(Rows from a dataset of charts and code)
....

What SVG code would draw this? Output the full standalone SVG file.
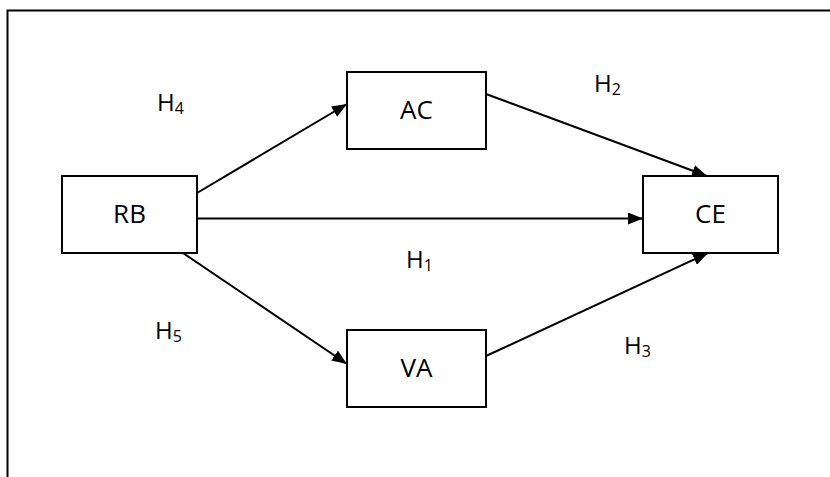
<svg xmlns="http://www.w3.org/2000/svg" width="830" height="477" viewBox="0 0 830 477">
  <style>
    .box { fill: #ffffff; stroke: #000000; stroke-width: 2; }
    .lbl { font-family: "Open Sans", "Liberation Sans", Arial, sans-serif; font-size: 26px; fill: #000000; text-anchor: middle; }
    .hyp { font-family: "Open Sans", "Liberation Sans", Arial, sans-serif; font-size: 24px; fill: #000000; }
    .sub { font-size: 16px; }
    .edge { stroke: #000000; stroke-width: 2; fill: none; marker-end: url(#head); }
  </style>
  <defs>
    <marker id="head" viewBox="0 0 15 12" refX="15" refY="6" markerWidth="15" markerHeight="12" markerUnits="userSpaceOnUse" orient="auto">
      <path d="M0,0 L15,6 L0,12 Z" fill="#000000"/>
    </marker>
  </defs>

  <rect width="830" height="477" fill="#ffffff"/>

  <!-- outer frame, open at right and bottom -->
  <path d="M7.5,477 L7.5,10.5 L830,10.5" fill="none" stroke="#000000" stroke-width="2"/>

  <g id="connectors">
    <line class="edge" x1="197" y1="193" x2="347" y2="104"/>
    <line class="edge" x1="486" y1="94" x2="707" y2="176"/>
    <line class="edge" x1="197" y1="218.5" x2="643" y2="218.5"/>
    <line class="edge" x1="183" y1="253" x2="347" y2="364"/>
    <line class="edge" x1="486" y1="356" x2="708" y2="253"/>
  </g>

  <g id="node-RB">
    <rect class="box" x="62" y="176" width="135" height="77"/>
    <text class="lbl" x="129.5" y="223">RB</text>
  </g>
  <g id="node-AC">
    <rect class="box" x="347" y="72" width="139" height="77"/>
    <text class="lbl" x="416.5" y="119">AC</text>
  </g>
  <g id="node-CE">
    <rect class="box" x="643" y="176" width="135" height="77"/>
    <text class="lbl" x="710.5" y="223">CE</text>
  </g>
  <g id="node-VA">
    <rect class="box" x="347" y="330" width="139" height="77"/>
    <text class="lbl" x="416.5" y="377">VA</text>
  </g>

  <g id="labels">
    <text class="hyp" x="157" y="111">H<tspan class="sub" dy="3">4</tspan></text>
    <text class="hyp" x="594" y="92">H<tspan class="sub" dy="3">2</tspan></text>
    <text class="hyp" x="406" y="268">H<tspan class="sub" dy="3">1</tspan></text>
    <text class="hyp" x="155" y="339">H<tspan class="sub" dy="3">5</tspan></text>
    <text class="hyp" x="624" y="354">H<tspan class="sub" dy="3">3</tspan></text>
  </g>
</svg>
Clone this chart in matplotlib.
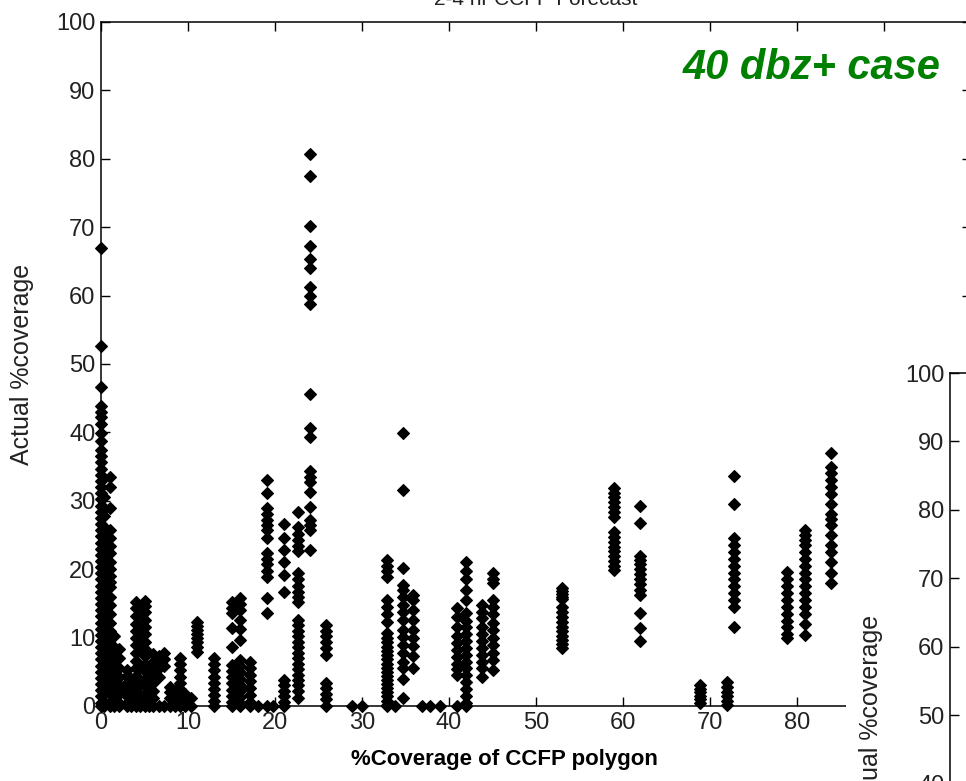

....

#### JOB
Restate each entry word for word, leaving out any pictures.

#### REPLY TO THE EXERCISE
What SVG code would draw this? Output the full standalone SVG file.
<svg xmlns="http://www.w3.org/2000/svg" width="830" height="477" viewBox="0 0 830 477">
  <style>
    .box { fill: #ffffff; stroke: #000000; stroke-width: 2; }
    .lbl { font-family: "Open Sans", "Liberation Sans", Arial, sans-serif; font-size: 26px; fill: #000000; text-anchor: middle; }
    .hyp { font-family: "Open Sans", "Liberation Sans", Arial, sans-serif; font-size: 24px; fill: #000000; }
    .sub { font-size: 16px; }
    .edge { stroke: #000000; stroke-width: 2; fill: none; marker-end: url(#head); }
  </style>
  <defs>
    <marker id="head" viewBox="0 0 15 12" refX="15" refY="6" markerWidth="15" markerHeight="12" markerUnits="userSpaceOnUse" orient="auto">
      <path d="M0,0 L15,6 L0,12 Z" fill="#000000"/>
    </marker>
  </defs>

  <rect width="830" height="477" fill="#ffffff"/>

  <!-- outer frame, open at right and bottom -->
  <path d="M7.5,477 L7.5,10.5 L830,10.5" fill="none" stroke="#000000" stroke-width="2"/>

  <g id="connectors">
    <line class="edge" x1="197" y1="193" x2="347" y2="104"/>
    <line class="edge" x1="486" y1="94" x2="707" y2="176"/>
    <line class="edge" x1="197" y1="218.5" x2="643" y2="218.5"/>
    <line class="edge" x1="183" y1="253" x2="347" y2="364"/>
    <line class="edge" x1="486" y1="356" x2="708" y2="253"/>
  </g>

  <g id="node-RB">
    <rect class="box" x="62" y="176" width="135" height="77"/>
    <text class="lbl" x="129.5" y="223">RB</text>
  </g>
  <g id="node-AC">
    <rect class="box" x="347" y="72" width="139" height="77"/>
    <text class="lbl" x="416.5" y="119">AC</text>
  </g>
  <g id="node-CE">
    <rect class="box" x="643" y="176" width="135" height="77"/>
    <text class="lbl" x="710.5" y="223">CE</text>
  </g>
  <g id="node-VA">
    <rect class="box" x="347" y="330" width="139" height="77"/>
    <text class="lbl" x="416.5" y="377">VA</text>
  </g>

  <g id="labels">
    <text class="hyp" x="157" y="111">H<tspan class="sub" dy="3">4</tspan></text>
    <text class="hyp" x="594" y="92">H<tspan class="sub" dy="3">2</tspan></text>
    <text class="hyp" x="406" y="268">H<tspan class="sub" dy="3">1</tspan></text>
    <text class="hyp" x="155" y="339">H<tspan class="sub" dy="3">5</tspan></text>
    <text class="hyp" x="624" y="354">H<tspan class="sub" dy="3">3</tspan></text>
  </g>
</svg>
Clone this chart in matplotlib.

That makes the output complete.